The push comes as India seeks greater regulatory control over global tech companies. The initiative would require manufacturers to include the government’s GOV.in app store and related apps like BHIM, DigiLocker, VoterID on smartphones sold from India.
Beyond pre-installation, they also requested that their apps be available for download outside the company’s app stores from third-party sources without triggering “untrusted source” warnings.
I’ll be the paragraph guy today.
BHIM stands for BHarat Interface for Money, a payment application that uses India’s money transfer protocol called United Payment Interface (UPI). This makes all payments cashless, from ₹1 to ₹1,00,000. No transaction fees, as of yet.
Digilocker is a government document vault app that allows digital copies of documents to be enforced. You don’t need to carry around the physical copies, the QR code generated by the app is scanned by specialised scanners that validate the validity of the document and also fetches any relevant records. This includes the Driver’s License, Aadhar Card (Indian National Identity Card), PAN Card (Permanent Account Number; used for what is essentially a 2 Factor Authentication system of documents for verification of identity), etc.
Voter ID app is to identify your voting region, and make any changes to the details of your Voter ID.
The Gov.in store is new to me and I don’t think I need one more store on my device, but hey… I don’t use an iPhone 😄.
Why is all of this not a single app? Idk.
Coming back to the point, I don’t mind having important apps like these pre-installed. It helps to have these for people who aren’t as technically inclined as you’d hope.
Why is all of this not a single app?
Because they have very different functions though all associated with the government. It’s just better to separate apps with different functions.
Thanks for the explanation.
Fair enough. I just wish it were a single super-app since that’s more user-friendly. But its fine.

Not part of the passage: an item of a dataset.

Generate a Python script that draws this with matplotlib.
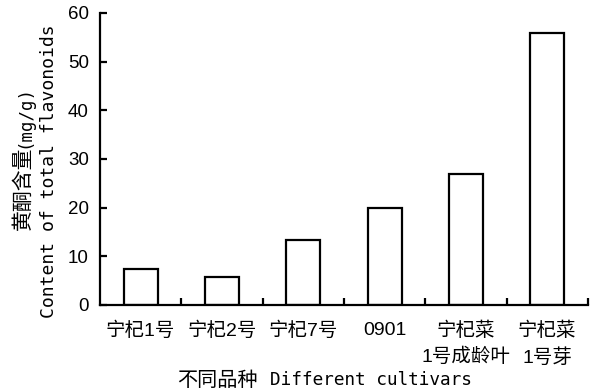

It’s an indian government venture. If the scope is too big app updates would be spaced out to every 8 years
Lmao. No. UPI is an open standard I think… Open as in you can apply to use it. It is run via the Reserve Bank of India to ensure safety and validity.
But no. None of these are open source. Location tracking is, I think, not across them all…
UPI apps use it because it’s easier to pinpoint where a payment was made, thus ensuring you can verify the payment receiver. That’s all I understand about it atm.
BHIM stands for BHarat Interface for Money, a payment application that uses India’s money transfer protocol called United Payment Interface (UPI). This makes all payments cashless, from ₹1 to ₹1,00,000. No transaction fees, as of yet
In addition to BHIM, there are lot of third party apps for UPI.
You might think that, but creating a third party app is not comes with a lot of hassles. One needs to get license to access the infrastructure.
This is so annoying, I don’t want bloatware on my new iPhone.
Wild how many people preach from their high horse every time a non-western country does this, as if there aren’t western backdoors built into all of these.
I’m against all government backdoors and spying efforts, but let’s not pretend they’re attempting anything the west has not already successfully done. There’s definitely an air of racism to the double standard.
What backdoors are pre installed on western phones? I’m talking actual backdoors on the device itself. I feel researches would have already found and altered to some very publicly.
Not only do the feds force companies to install backdoors into the OS, but they also have backdoors built into the processors and communications networks.
These are neither confirmed, nor have ever been proven, and don’t deal with phones.
The first link is about networking hardware, which has already been found by security researchers long ago.
The second is about an attempt at doing something like a backdoor that never came to fruition.
The last link has never been observed or proven, and how it would work is impossible to know. Having a “backdoor” on a CPU is meaningless without the other attached hardware to work with. Some would say impossible, and made up.
What are the nature of the apps? If it’s just things like digital IDs and government services, that’s not bad since it helps tech illiterate people accessing them. Big room for fash fuckery though.
And as always, preinstalled apps should be deletable.
No. If you allow one country to shirk the norm, other countries will also start pushing
I don’t think the slippery slope argument works here, you can object to any rules and regulations by saying other countries would start pushing bad rules and regulations if you comply. It’s not all or nothing.
I don’t think of it as slippery slope, I think of it as setting precedent
Russia already has a norm to show “Russian apps” the first time activating an iPhone or iPad, so that ship has sailed
The ship hasn’t sailed; the more countries you let do that, the more problematic the precedent becomes. This isn’t a binary thing.